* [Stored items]
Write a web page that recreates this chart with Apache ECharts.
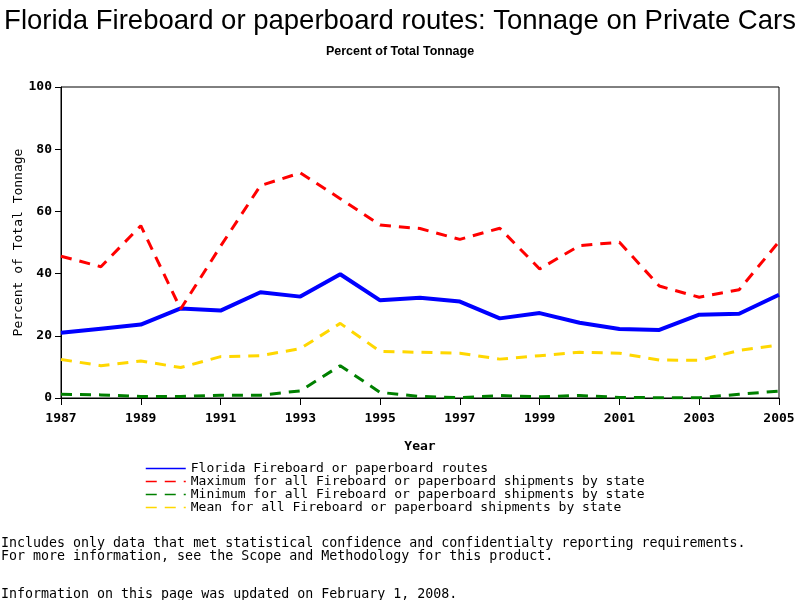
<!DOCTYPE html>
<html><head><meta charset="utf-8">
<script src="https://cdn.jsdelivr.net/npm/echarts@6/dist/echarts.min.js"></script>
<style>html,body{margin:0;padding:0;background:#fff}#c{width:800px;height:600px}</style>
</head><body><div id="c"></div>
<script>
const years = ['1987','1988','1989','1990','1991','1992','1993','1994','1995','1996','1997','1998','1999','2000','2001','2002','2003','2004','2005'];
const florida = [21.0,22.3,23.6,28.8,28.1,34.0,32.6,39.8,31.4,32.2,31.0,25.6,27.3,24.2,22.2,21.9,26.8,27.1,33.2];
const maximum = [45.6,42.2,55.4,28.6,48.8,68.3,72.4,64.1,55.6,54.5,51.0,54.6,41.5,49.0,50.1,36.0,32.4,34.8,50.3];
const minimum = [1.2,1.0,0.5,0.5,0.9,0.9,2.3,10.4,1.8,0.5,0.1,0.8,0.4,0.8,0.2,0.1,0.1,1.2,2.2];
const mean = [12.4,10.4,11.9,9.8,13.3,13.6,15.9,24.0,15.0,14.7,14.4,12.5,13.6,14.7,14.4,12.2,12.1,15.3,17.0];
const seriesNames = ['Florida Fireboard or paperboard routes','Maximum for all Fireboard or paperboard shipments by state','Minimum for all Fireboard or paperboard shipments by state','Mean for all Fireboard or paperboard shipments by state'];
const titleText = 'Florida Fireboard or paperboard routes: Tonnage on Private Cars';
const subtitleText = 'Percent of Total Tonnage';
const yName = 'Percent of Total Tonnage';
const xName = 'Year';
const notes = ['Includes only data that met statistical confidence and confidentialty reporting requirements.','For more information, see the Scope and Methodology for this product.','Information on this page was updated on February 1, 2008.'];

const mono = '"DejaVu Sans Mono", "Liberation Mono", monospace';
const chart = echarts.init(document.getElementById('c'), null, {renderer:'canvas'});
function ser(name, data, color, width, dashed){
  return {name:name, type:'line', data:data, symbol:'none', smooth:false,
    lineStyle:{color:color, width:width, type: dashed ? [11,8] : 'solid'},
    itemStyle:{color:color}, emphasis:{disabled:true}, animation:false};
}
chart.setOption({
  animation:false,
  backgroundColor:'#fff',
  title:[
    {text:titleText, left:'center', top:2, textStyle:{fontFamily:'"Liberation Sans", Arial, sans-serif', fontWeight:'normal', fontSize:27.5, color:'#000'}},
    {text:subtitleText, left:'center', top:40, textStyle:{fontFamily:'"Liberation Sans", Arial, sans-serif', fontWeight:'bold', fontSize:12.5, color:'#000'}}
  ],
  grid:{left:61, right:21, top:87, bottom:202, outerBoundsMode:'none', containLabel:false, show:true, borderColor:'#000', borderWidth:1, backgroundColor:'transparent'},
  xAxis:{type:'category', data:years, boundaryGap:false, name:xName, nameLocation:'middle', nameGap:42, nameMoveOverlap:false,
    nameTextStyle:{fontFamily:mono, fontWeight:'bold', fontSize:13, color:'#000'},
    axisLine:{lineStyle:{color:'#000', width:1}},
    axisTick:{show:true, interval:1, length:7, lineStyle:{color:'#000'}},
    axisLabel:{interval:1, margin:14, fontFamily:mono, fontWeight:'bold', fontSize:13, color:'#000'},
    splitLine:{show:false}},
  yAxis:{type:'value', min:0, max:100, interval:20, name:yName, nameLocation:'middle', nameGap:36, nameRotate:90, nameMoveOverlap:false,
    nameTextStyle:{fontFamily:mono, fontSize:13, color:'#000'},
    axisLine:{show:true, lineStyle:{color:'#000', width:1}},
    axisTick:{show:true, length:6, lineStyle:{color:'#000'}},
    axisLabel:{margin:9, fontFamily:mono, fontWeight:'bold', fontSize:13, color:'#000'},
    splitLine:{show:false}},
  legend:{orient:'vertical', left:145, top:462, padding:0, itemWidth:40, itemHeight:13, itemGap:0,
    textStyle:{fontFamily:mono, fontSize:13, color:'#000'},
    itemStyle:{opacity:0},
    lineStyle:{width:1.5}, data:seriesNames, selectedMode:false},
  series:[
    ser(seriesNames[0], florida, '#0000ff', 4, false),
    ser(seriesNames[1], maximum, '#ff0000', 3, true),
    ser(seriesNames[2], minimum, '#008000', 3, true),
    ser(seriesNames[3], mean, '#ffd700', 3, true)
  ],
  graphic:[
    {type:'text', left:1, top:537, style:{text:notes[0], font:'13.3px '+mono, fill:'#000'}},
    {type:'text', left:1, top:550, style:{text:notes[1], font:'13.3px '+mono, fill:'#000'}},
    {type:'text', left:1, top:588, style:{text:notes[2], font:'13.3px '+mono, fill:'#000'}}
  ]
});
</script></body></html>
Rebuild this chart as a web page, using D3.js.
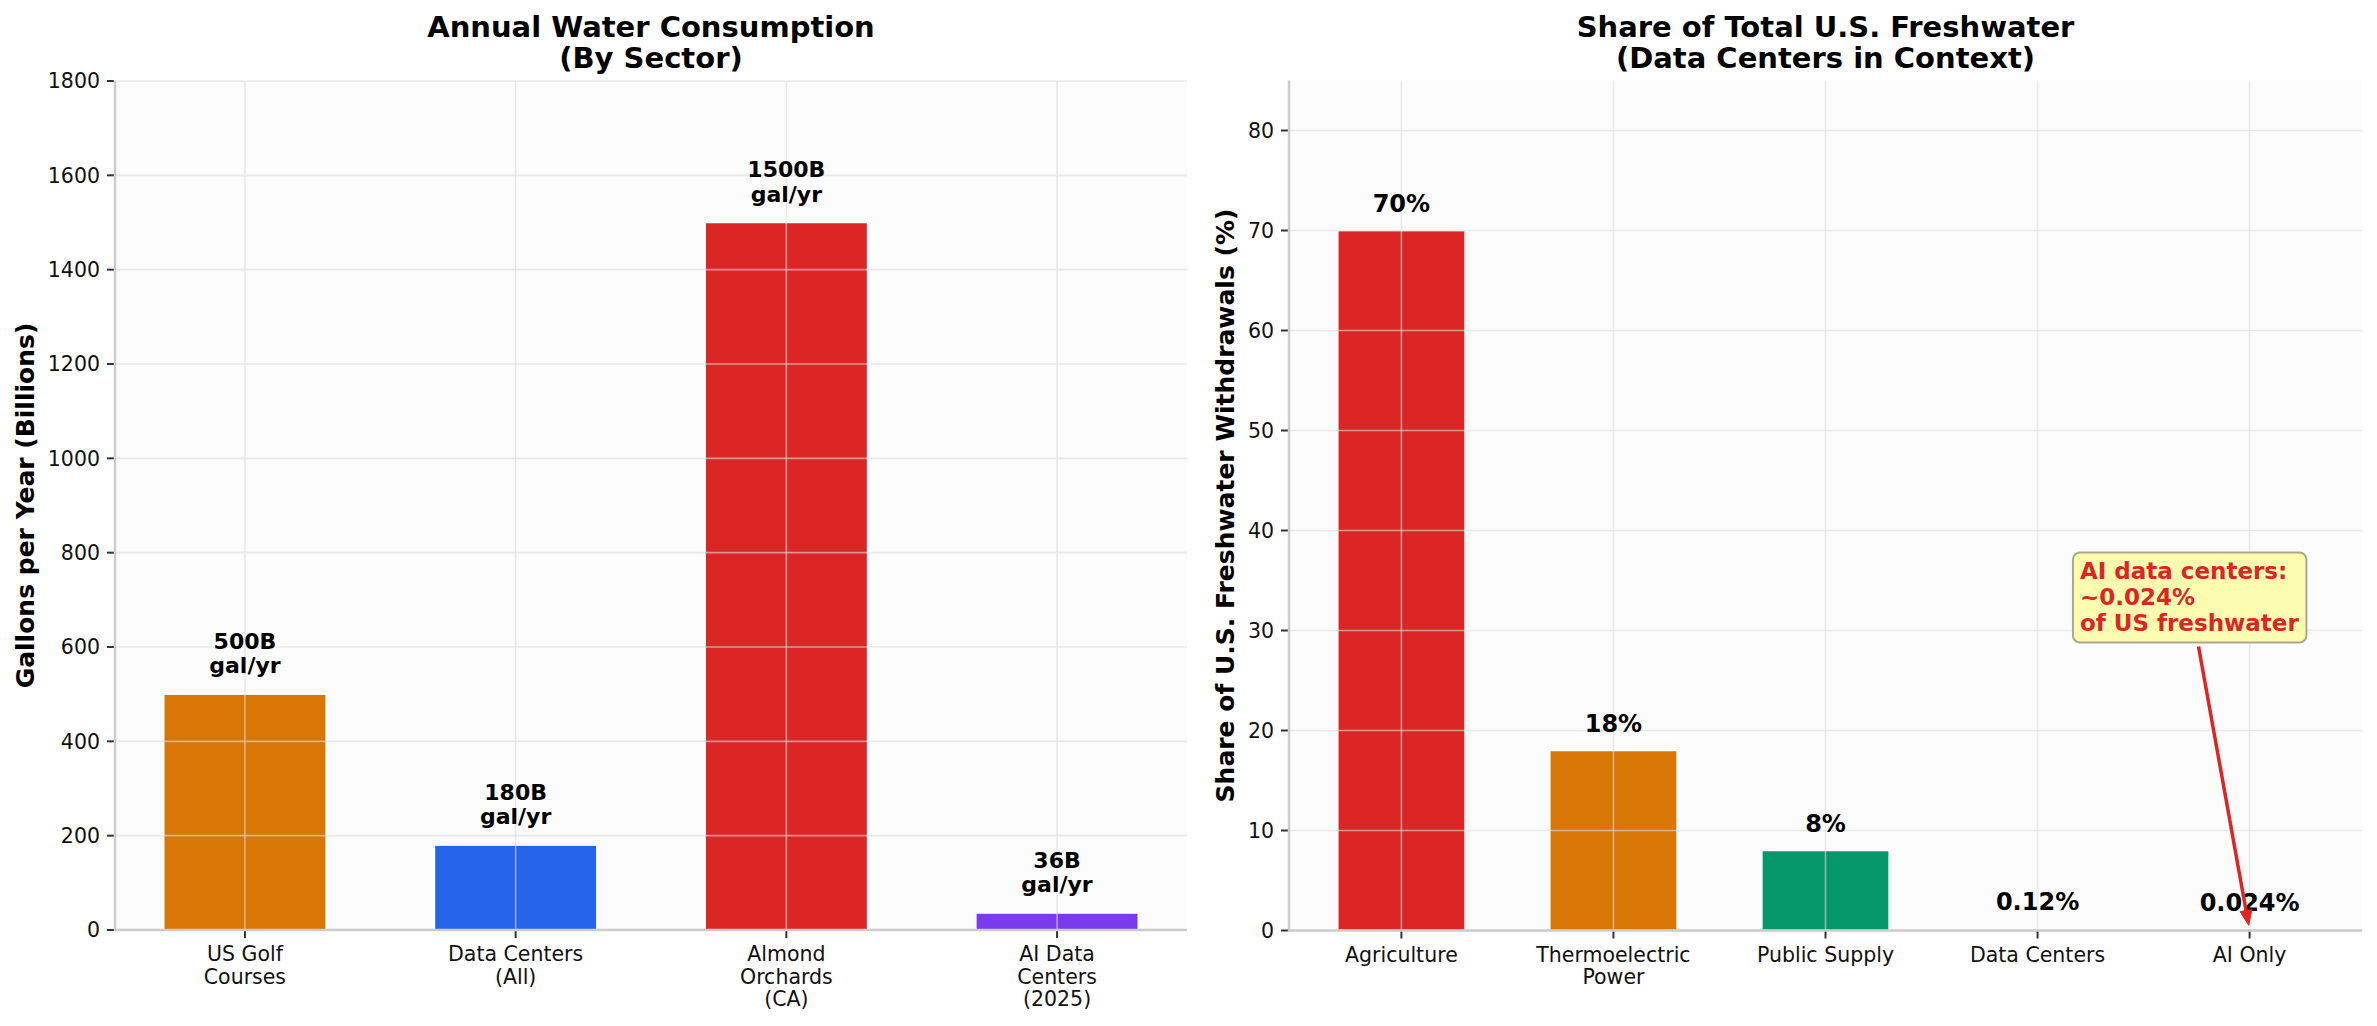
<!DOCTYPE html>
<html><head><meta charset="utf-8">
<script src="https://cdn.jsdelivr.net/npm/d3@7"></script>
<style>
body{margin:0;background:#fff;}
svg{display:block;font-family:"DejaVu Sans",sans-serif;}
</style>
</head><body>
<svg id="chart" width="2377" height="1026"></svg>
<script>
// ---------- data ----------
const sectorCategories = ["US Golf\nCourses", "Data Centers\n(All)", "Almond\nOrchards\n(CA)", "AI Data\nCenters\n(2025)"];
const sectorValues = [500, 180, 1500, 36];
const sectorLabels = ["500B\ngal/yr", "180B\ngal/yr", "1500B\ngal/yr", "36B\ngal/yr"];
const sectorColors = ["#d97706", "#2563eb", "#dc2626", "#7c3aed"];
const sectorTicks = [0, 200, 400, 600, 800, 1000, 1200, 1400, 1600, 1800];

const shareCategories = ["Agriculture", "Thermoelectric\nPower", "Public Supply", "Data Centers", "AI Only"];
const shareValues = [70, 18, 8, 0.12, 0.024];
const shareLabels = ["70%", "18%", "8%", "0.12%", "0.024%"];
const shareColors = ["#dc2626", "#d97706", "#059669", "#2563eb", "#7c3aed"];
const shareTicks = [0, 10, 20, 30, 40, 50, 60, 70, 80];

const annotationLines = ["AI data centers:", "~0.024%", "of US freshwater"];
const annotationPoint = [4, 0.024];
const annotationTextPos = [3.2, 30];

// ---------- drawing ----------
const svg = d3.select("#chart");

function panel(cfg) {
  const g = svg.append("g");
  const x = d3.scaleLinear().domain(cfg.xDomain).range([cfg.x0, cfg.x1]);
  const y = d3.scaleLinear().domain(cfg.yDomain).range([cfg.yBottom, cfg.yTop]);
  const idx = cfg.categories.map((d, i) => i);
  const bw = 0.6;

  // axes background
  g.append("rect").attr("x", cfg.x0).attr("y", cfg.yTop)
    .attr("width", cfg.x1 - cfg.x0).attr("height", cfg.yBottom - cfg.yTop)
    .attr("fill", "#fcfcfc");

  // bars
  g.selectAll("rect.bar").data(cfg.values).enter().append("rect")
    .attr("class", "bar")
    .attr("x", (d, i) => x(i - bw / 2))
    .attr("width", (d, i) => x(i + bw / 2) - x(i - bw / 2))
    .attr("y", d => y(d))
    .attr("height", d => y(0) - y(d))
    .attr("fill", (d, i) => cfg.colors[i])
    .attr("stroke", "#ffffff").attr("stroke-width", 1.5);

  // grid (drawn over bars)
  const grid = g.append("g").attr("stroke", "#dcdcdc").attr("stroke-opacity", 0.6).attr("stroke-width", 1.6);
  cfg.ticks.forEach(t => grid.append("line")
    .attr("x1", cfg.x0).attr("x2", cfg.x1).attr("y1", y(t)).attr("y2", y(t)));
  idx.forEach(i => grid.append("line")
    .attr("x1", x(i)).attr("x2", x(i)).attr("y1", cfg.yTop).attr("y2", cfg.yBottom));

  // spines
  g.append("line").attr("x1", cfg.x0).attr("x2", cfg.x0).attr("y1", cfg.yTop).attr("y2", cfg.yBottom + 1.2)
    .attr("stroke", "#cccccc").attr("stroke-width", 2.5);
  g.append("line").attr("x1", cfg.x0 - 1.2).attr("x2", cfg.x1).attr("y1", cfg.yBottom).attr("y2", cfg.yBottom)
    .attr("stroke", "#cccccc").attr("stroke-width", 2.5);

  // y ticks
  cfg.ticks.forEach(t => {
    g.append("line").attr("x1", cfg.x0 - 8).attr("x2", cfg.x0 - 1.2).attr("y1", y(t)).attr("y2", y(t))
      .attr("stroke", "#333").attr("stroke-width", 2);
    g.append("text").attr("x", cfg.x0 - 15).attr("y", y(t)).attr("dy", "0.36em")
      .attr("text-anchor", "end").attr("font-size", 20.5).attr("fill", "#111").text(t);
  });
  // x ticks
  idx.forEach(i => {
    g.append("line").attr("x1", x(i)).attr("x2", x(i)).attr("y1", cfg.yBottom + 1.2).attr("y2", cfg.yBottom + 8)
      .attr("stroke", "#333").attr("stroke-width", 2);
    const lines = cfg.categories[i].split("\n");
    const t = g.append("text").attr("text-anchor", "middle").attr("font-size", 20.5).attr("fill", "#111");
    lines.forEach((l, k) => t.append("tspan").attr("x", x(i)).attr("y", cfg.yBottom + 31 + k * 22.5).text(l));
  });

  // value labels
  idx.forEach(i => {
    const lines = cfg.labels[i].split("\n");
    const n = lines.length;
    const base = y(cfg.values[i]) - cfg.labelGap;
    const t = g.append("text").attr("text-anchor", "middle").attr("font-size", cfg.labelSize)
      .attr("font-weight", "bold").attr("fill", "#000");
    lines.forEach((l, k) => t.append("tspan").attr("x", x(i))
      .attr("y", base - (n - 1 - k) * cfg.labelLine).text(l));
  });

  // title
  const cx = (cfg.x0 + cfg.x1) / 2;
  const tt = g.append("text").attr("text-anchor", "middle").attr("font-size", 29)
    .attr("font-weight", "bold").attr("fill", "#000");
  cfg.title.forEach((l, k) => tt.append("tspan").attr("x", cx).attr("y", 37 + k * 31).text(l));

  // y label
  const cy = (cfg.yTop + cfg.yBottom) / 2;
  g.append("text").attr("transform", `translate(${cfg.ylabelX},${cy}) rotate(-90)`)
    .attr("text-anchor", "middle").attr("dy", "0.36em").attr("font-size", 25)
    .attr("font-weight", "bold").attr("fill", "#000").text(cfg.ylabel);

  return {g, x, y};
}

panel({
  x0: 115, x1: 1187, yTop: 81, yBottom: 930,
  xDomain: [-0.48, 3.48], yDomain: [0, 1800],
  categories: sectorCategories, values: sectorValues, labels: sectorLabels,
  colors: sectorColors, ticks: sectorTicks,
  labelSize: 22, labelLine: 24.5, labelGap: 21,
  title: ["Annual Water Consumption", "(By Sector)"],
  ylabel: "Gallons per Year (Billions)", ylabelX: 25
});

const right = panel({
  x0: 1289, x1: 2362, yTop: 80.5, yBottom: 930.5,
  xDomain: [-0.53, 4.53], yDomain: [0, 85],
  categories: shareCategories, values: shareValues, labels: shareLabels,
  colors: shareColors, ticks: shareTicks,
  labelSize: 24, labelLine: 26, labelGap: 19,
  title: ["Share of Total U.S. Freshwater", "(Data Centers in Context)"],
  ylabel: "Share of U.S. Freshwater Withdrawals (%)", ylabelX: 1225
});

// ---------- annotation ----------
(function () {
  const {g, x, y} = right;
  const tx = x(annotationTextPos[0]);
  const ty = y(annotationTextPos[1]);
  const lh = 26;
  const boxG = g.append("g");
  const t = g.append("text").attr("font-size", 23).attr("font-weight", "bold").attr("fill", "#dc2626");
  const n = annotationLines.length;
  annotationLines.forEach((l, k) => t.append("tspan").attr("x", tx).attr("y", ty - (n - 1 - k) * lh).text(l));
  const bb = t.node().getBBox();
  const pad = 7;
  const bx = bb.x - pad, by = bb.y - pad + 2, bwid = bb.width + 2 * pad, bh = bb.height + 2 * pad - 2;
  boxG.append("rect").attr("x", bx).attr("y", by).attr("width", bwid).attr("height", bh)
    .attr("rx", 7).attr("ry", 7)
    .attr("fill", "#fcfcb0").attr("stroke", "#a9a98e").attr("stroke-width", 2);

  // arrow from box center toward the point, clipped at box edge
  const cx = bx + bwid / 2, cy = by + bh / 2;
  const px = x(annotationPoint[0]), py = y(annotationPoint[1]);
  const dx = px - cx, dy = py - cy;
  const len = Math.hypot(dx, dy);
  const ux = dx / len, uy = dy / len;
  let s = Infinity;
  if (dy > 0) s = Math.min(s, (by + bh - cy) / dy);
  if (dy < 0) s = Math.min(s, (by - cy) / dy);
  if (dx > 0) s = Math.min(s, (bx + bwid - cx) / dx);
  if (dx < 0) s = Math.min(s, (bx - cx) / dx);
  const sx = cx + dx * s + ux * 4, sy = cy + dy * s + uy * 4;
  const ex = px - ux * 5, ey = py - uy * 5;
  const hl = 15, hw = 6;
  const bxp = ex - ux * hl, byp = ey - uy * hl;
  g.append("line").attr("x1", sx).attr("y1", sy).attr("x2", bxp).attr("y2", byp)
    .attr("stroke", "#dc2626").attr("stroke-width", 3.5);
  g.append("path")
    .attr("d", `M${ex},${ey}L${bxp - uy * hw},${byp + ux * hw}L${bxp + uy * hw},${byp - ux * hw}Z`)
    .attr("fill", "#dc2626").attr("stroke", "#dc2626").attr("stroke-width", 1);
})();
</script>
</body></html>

* [Problem] Scan the records for the string "this". Copy each line in which it appears.

* [Complete answer]
Write a web page that recreates this chart with Apache ECharts.
const notes = ['Includes only data that met statistical confidence and confidentialty reporting requirements.','For more information, see the Scope and Methodology for this product.','Information on this page was updated on February 1, 2008.'];
Rebuild this chart as a web page, using D3.js.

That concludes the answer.